房间的水油灯弱弱地亮着。母亲一手抱着我,一手弯下腰来,细心整理悬吊在卧床边的竹笺摇篮,将摇篮四头的麻绳扯平,将摇篮里的小小草席,枕头,被褥,一件一件摆置妥当,这才小心翼翼地,把我俯抱进去。
她的脸颊泛着微微的亮光,眼神是软软的,像三月里细细的小雨,微风一撩,沁人心脾。她麻黑的发丝在俯身的一瞬,滑落几缕,轻拂到我肉嘟嘟的小脸上,柔柔的,痒痒的,好惬意…

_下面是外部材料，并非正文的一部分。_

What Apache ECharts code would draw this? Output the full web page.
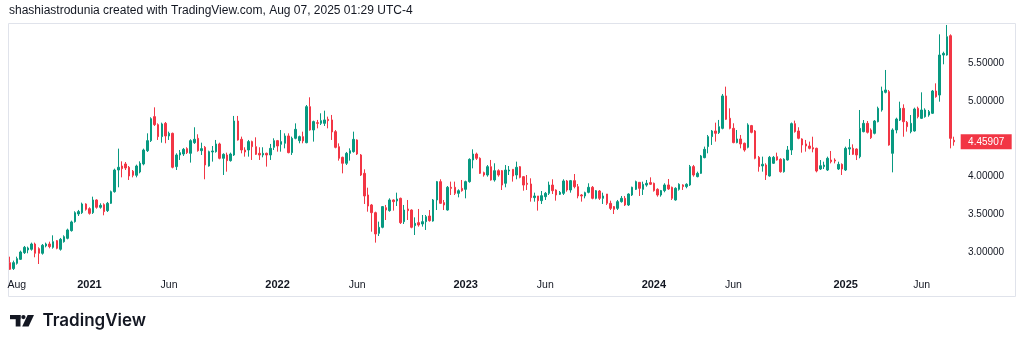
<!DOCTYPE html>
<html><head><meta charset="utf-8">
<script src="https://cdn.jsdelivr.net/npm/echarts@6/dist/echarts.min.js"></script>
<style>html,body{margin:0;padding:0;background:#fff}#c{width:1024px;height:348px}</style>
</head><body><div id="c"></div>
<script>
// Weekly candles, each [open, close, low, high]
const c2020 = [
[2.859,2.771,2.762,2.938],[2.780,2.859,2.762,2.886],[2.850,2.912,2.833,2.938],[2.903,3.000,2.894,3.018],
[2.991,3.062,2.974,3.080],[3.027,3.053,2.983,3.071],[3.036,3.106,3.018,3.124],[3.106,2.983,2.930,3.124],
[3.044,2.983,2.841,3.062],[2.983,3.089,2.965,3.106],[3.080,3.106,3.062,3.124],[3.106,3.071,3.049,3.137],
[3.062,3.137,3.044,3.221],[3.150,3.049,3.036,3.159],[3.036,3.168,3.018,3.186],[3.137,3.203,3.124,3.221],
[3.181,3.292,3.168,3.309],[3.283,3.398,3.270,3.415],[3.402,3.521,3.389,3.539],[3.504,3.535,3.477,3.557],
[3.521,3.636,3.504,3.654],[3.636,3.565,3.548,3.645]
];
const c2021 = [
[3.574,3.512,3.495,3.592],[3.521,3.689,3.504,3.733],[3.689,3.592,3.574,3.698],[3.592,3.618,3.574,3.645],
[3.627,3.535,3.486,3.645],[3.548,3.645,3.530,3.663],[3.645,3.799,3.636,3.813],[3.799,4.086,3.786,4.104],
[4.086,4.122,3.857,4.369],[4.139,4.104,3.989,4.201],[4.166,4.113,4.086,4.192],[4.122,4.007,3.954,4.139],
[4.069,4.016,3.989,4.086],[4.016,4.139,3.989,4.157],[4.060,4.175,4.042,4.201],[4.166,4.351,4.148,4.369],
[4.342,4.475,4.325,4.572],[4.475,4.766,4.457,4.784],[4.793,4.687,4.669,4.916],[4.687,4.528,4.484,4.704],
[4.528,4.696,4.448,4.713],[4.704,4.537,4.440,4.722],[4.537,4.572,4.484,4.594],[4.572,4.122,4.108,4.581],
[4.131,4.285,4.086,4.307],[4.285,4.316,4.219,4.351],[4.298,4.360,4.272,4.378],[4.369,4.316,4.298,4.387],
[4.307,4.475,4.184,4.493],[4.448,4.493,4.431,4.652],[4.506,4.342,4.329,4.559],[4.342,4.369,4.285,4.448],
[4.387,4.153,3.963,4.404],[4.139,4.329,4.131,4.342],[4.325,4.338,4.197,4.404],[4.329,4.431,4.316,4.484],
[4.431,4.241,4.228,4.448],[4.241,4.294,4.020,4.307],[4.285,4.210,4.064,4.316],[4.210,4.298,4.197,4.316],
[4.285,4.735,4.272,4.802],[4.735,4.484,4.475,4.802],[4.493,4.351,4.307,4.528],[4.351,4.325,4.263,4.387],
[4.351,4.462,4.263,4.484],[4.462,4.395,4.219,4.475],[4.395,4.294,4.285,4.519],[4.307,4.285,4.219,4.387],
[4.285,4.307,4.254,4.387],[4.307,4.285,4.131,4.316],[4.285,4.373,4.219,4.431],[4.387,4.475,4.351,4.506]
];
const c2022 = [
[4.475,4.404,4.329,4.484],[4.426,4.462,4.329,4.616],[4.440,4.537,4.373,4.572],[4.537,4.316,4.307,4.572],
[4.316,4.506,4.285,4.528],[4.506,4.625,4.493,4.704],[4.475,4.528,4.440,4.541],[4.528,4.471,4.440,4.594],
[4.448,4.925,4.440,4.947],[4.925,4.616,4.607,5.049],[4.616,4.727,4.462,4.740],[4.713,4.704,4.638,4.749],
[4.704,4.740,4.682,4.837],[4.704,4.749,4.669,4.872],[4.757,4.740,4.638,4.793],[4.749,4.590,4.484,4.815],
[4.594,4.386,4.373,4.616],[4.395,4.241,4.210,4.439],[4.254,4.175,4.042,4.263],[4.175,4.307,4.152,4.325],
[4.307,4.342,4.210,4.373],[4.329,4.492,4.316,4.594],[4.484,4.298,4.285,4.492],[4.285,4.020,4.007,4.298],
[4.042,3.742,3.636,4.095],[3.755,3.609,3.534,3.852],[3.623,3.521,3.269,3.636],[3.521,3.239,3.124,3.534],
[3.247,3.327,3.212,3.402],[3.327,3.601,3.314,3.609],[3.587,3.556,3.424,3.623],[3.548,3.689,3.534,3.711],
[3.689,3.667,3.548,3.698],[3.676,3.702,3.609,3.786],[3.711,3.389,3.371,3.720],[3.402,3.556,3.371,3.623],
[3.570,3.548,3.424,3.689],[3.556,3.327,3.314,3.565],[3.349,3.380,3.225,3.459],[3.389,3.358,3.336,3.570],
[3.371,3.402,3.336,3.490],[3.402,3.468,3.292,3.490],[3.477,3.415,3.402,3.556],[3.410,3.689,3.402,3.702],
[3.689,3.932,3.556,3.941],[3.932,3.645,3.636,3.963],[3.654,3.623,3.556,3.689],[3.556,3.857,3.548,3.874],
[3.857,3.843,3.755,3.932],[3.857,3.777,3.755,3.932],[3.777,3.812,3.724,3.830],[3.843,3.812,3.799,3.954]
];
const c2023 = [
[3.830,3.932,3.711,3.945],[3.932,4.227,3.918,4.241],[4.219,4.298,4.108,4.360],[4.298,4.241,4.219,4.316],
[4.241,4.042,4.033,4.254],[4.051,4.020,3.998,4.064],[4.020,4.130,3.998,4.152],[4.130,3.954,3.945,4.219],
[3.954,4.077,3.932,4.175],[4.077,4.020,3.998,4.095],[4.077,3.887,3.821,4.086],[3.910,4.086,3.857,4.152],
[4.073,4.086,4.020,4.139],[4.095,4.007,3.932,4.095],[4.020,4.122,3.963,4.197],[4.130,3.989,3.976,4.139],
[3.998,3.887,3.812,4.007],[3.910,3.896,3.821,4.020],[3.901,3.720,3.667,3.976],[3.720,3.742,3.667,3.786],
[3.742,3.680,3.548,3.742],[3.680,3.746,3.636,3.808],[3.733,3.777,3.689,3.795],[3.777,3.887,3.755,3.932],
[3.887,3.812,3.768,3.963],[3.821,3.755,3.680,3.830],[3.764,3.790,3.755,3.808],[3.777,3.941,3.755,3.963],
[3.941,3.821,3.799,3.954],[3.821,3.945,3.786,3.954],[3.945,3.865,3.843,4.033],[3.865,3.742,3.711,3.901],
[3.755,3.742,3.667,3.768],[3.742,3.786,3.711,3.799],[3.790,3.857,3.777,3.910],[3.857,3.711,3.698,3.874],
[3.711,3.812,3.698,3.821],[3.808,3.711,3.689,3.821],[3.711,3.742,3.636,3.786],[3.768,3.645,3.623,3.768],
[3.645,3.578,3.556,3.680],[3.601,3.565,3.503,3.609],[3.578,3.667,3.556,3.689],[3.667,3.711,3.654,3.742],
[3.711,3.623,3.609,3.742],[3.623,3.768,3.609,3.777],[3.755,3.857,3.742,3.865],[3.830,3.932,3.821,3.945],
[3.923,3.843,3.742,3.923],[3.830,3.896,3.755,3.932],[3.887,3.910,3.865,3.954],[3.919,3.897,3.888,3.989]
];
const c2024 = [
[3.910,3.813,3.800,3.919],[3.830,3.755,3.733,3.844],[3.755,3.813,3.733,3.822],[3.813,3.888,3.791,3.910],
[3.888,3.835,3.822,3.967],[3.857,3.711,3.689,3.866],[3.689,3.844,3.680,3.857],[3.830,3.897,3.813,3.910],
[3.888,3.866,3.822,3.897],[3.866,3.897,3.844,3.910],[3.888,4.131,3.875,4.153],[4.131,4.020,3.998,4.153],
[3.998,4.042,3.989,4.064],[4.042,4.272,4.034,4.285],[4.250,4.360,4.241,4.396],[4.396,4.528,4.307,4.550],
[4.528,4.603,4.418,4.616],[4.603,4.572,4.462,4.713],[4.581,4.660,4.563,4.749],[4.638,5.067,4.625,5.093],
[5.067,4.758,4.749,5.190],[4.771,4.638,4.625,4.903],[4.638,4.449,4.440,4.705],[4.449,4.497,4.440,4.616],
[4.497,4.431,4.373,4.550],[4.440,4.351,4.329,4.449],[4.387,4.683,4.373,4.705],[4.674,4.585,4.572,4.683],
[4.603,4.241,4.228,4.616],[4.254,4.131,4.064,4.272],[4.140,4.162,4.064,4.263],[4.153,4.020,3.954,4.175],
[4.007,4.254,3.998,4.272],[4.175,4.254,4.166,4.272],[4.263,4.219,4.210,4.316],[4.228,4.064,4.051,4.241],
[4.064,4.228,4.051,4.241],[4.219,4.351,4.210,4.404],[4.351,4.700,4.285,4.715],[4.700,4.594,4.581,4.740],
[4.603,4.506,4.493,4.652],[4.497,4.418,4.316,4.506],[4.431,4.404,4.329,4.484],[4.404,4.373,4.360,4.462],
[4.382,4.364,4.320,4.527],[4.373,4.073,4.055,4.382],[4.099,4.143,4.086,4.218],[4.130,4.152,4.099,4.196],
[4.086,4.241,4.073,4.263],[4.218,4.196,4.174,4.338],[4.218,4.205,4.174,4.241],[4.099,4.161,4.086,4.196],
[4.161,4.099,4.020,4.174]
];
const c2025 = [
[4.086,4.373,4.073,4.395],[4.364,4.382,4.285,4.497],[4.373,4.294,4.285,4.426],[4.364,4.285,4.218,4.373],
[4.263,4.638,4.241,4.881],[4.594,4.704,4.585,4.748],[4.704,4.585,4.570,4.735],[4.616,4.514,4.497,4.638],
[4.572,4.735,4.558,4.748],[4.726,4.903,4.717,4.925],[4.881,5.132,4.859,5.190],[5.115,5.146,5.101,5.411],
[5.124,4.417,4.408,5.146],[4.307,4.616,4.055,4.638],[4.616,4.761,4.572,4.779],[4.748,4.903,4.735,4.991],
[4.903,4.726,4.527,4.956],[4.717,4.660,4.594,4.735],[4.594,4.704,4.572,4.814],[4.603,4.894,4.594,4.912],
[4.903,4.792,4.770,4.925],[4.770,4.881,4.761,5.115],[4.792,4.881,4.779,4.903],[4.814,4.859,4.792,4.881],
[4.837,5.132,4.828,5.146],[5.132,5.057,5.044,5.234],[5.079,5.609,4.991,5.883],[5.609,5.631,5.486,5.653],
[5.609,5.852,5.600,6.007],[5.865,4.505,4.373,5.883],[4.480,4.45907,4.408,4.527]
];
const lastPrice = 4.45907;
const priceTicks = {min: 2.5, max: 6.0, step: 0.5};
const hiddenPriceLabels = [2.5, 4.5, 6.0];
const monthNames = ['Jan','Feb','Mar','Apr','May','Jun','Jul','Aug','Sep','Oct','Nov','Dec'];
const headerText = 'shashiastrodunia created with TradingView.com, Aug 07, 2025 01:29 UTC-4';

const candles = [].concat(c2020, c2021, c2022, c2023, c2024, c2025);
const categories = candles.map((_, i) => new Date(Date.UTC(2020, 7, 3) + i * 7 * 864e5).toISOString().slice(0, 10));

function showLabel(index, value) {
  const m = +value.slice(5, 7), d = +value.slice(8, 10);
  return index === 0 || ((m === 1 || m === 6) && d <= 7);
}

const chart = echarts.init(document.getElementById('c'), null, {renderer: 'canvas'});
chart.setOption({
  animation: false,
  backgroundColor: '#ffffff',
  textStyle: {fontFamily: 'Liberation Sans'},
  grid: {left: 8, right: 68, top: 25.5, bottom: 58.25},
  xAxis: {
    type: 'category', data: categories, boundaryGap: true, offset: -12,
    axisLine: {show: false}, axisTick: {show: false}, splitLine: {show: false},
    axisLabel: {
      margin: 2, interval: showLabel, color: '#131722', fontSize: 11,
      formatter: function (value, index) {
        const m = +value.slice(5, 7);
        if (index === 0) return '{first|' + monthNames[m - 1] + '}';
        if (m === 1) return '{yr|' + value.slice(0, 4) + '}';
        return '{mo|' + monthNames[m - 1] + '}';
      },
      rich: {
        first: {fontSize: 10.5, color: '#131722', padding: [0, 0, 0, 14]},
        mo: {fontSize: 10.5, color: '#131722'},
        yr: {fontSize: 11, fontWeight: 'bold', color: '#131722'}
      }
    }
  },
  yAxis: {
    type: 'value', position: 'right',
    min: priceTicks.min, max: priceTicks.max, interval: priceTicks.step,
    axisLine: {show: false}, axisTick: {show: false}, splitLine: {show: false},
    axisLabel: {
      margin: 12, fontSize: 10, color: '#131722',
      formatter: function (v) {
        return hiddenPriceLabels.some(h => Math.abs(h - v) < 1e-6) ? '' : v.toFixed(5);
      }
    }
  },
  series: [{
    type: 'candlestick',
    data: candles,
    barWidth: 2,
    clip: false,
    itemStyle: {color: '#089981', color0: '#f23645', borderColor: '#089981', borderColor0: '#f23645', borderWidth: 1},
    markPoint: {
      symbol: 'rect', symbolSize: [51, 15], symbolOffset: [32, 0],
      itemStyle: {color: '#f23645'},
      label: {show: true, position: 'inside', color: '#ffffff', fontSize: 10, fontWeight: 500,
        formatter: function (p) { return Number(p.value).toFixed(5); }},
      data: [{coord: [categories.length - 1, lastPrice], value: lastPrice}]
    }
  }],
  graphic: [
    {type: 'rect', silent: true, z: -10, shape: {x: 8.5, y: 23.5, width: 1007, height: 273},
      style: {fill: 'none', stroke: '#e0e3eb', lineWidth: 1}},
    {type: 'text', left: 9, top: 5, silent: true,
      style: {text: headerText, fontSize: 12, fill: '#131722', fontFamily: 'Liberation Sans'}},
    {type: 'group', silent: true, children: [
      {type: 'rect', shape: {x: 10, y: 315, width: 10.5, height: 4.2}, style: {fill: '#131722'}},
      {type: 'rect', shape: {x: 15.7, y: 315, width: 4.8, height: 11.5}, style: {fill: '#131722'}},
      {type: 'circle', shape: {cx: 23.4, cy: 317.1, r: 2.15}, style: {fill: '#131722'}},
      {type: 'polygon', shape: {points: [[27.6, 315], [34, 315], [28.6, 326.5], [22.2, 326.5]]}, style: {fill: '#131722'}},
      {type: 'text', x: 42.5, y: 321, style: {text: 'TradingView', fontSize: 17, fontWeight: 600, fontFamily: 'Inter',
        fill: '#131722', textVerticalAlign: 'middle'}}
    ]}
  ]
});
</script>
</body></html>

韵味悠长的曲调,在母亲轻依摇篮的刹那,即刻荡起,开始的时候,只是短短的哼唱:
摇侬(啊)定,
摇侬大来拾(学)好样,
侬见(啊)好样侬味拾,
切勿拾人歹(坏)样行。
而后则是稍长的叹咏:
世间上人母最苦,
欠(要)知母娘辛苦路,
九古(月)怀胎母生侬,
饲(养)侬成人解闷愁。
其后是长长的告诫与希翼:
…
摇侬(啊)定,
侬考大学上清华,
光耀门庭名声大,
栋梁(啊)成才报祖国,
爹母恩情切勿瞒。
九月怀胎,十月蒂落;一朝亲生,一世记挂。其间辛酸甜辣,谁人体恤,谁人可诉衷肠?唯有以情寄歌,一解忧长。
…
我的小小心儿是飘荡的船儿,在微曛的水雾中随波逐流。和和的风迎面而来,像阿母软侬的曲调,抚吹着我的脸,抚吹入我被贴慰着的,渐渐平静的心底里去。
母亲哼唱的《依侬歌》,是崖州土歌里传唱度最广的一首土歌。崖州土歌是海南地方民歌的古老歌种之一,流行于琼西南。它兴起于宋代,繁盛于清后期,起始由文人墨客互吟互唱,后传入民间,生根发芽,并逐渐枝繁叶茂,成为乡里坊间生活不可或缺的一分子。
《依侬歌》有好多个版本,比如这首:
泵泵啊泵——
上岭砍柴削稻通,
削得稻通放侬手,
通青通红任侬捧。
又如这首:
小小鸡子无母饲,担基(自己)耙土担基大,担基讨食来饲嘴,担基出毛来包皮。
…以生活为基调,洋洋洒洒,随兴而即,寄意之巧妙,让人叹为观止。
不过我最喜欢的,还是母亲哼唱的这个版本。
我的母亲,一个端重贤淑的大家闺秀,二八芳龄嫁入林家,内敬夫家,外敬公婆妯娌,深得人心。其性格之随和温婉,令人钦叹。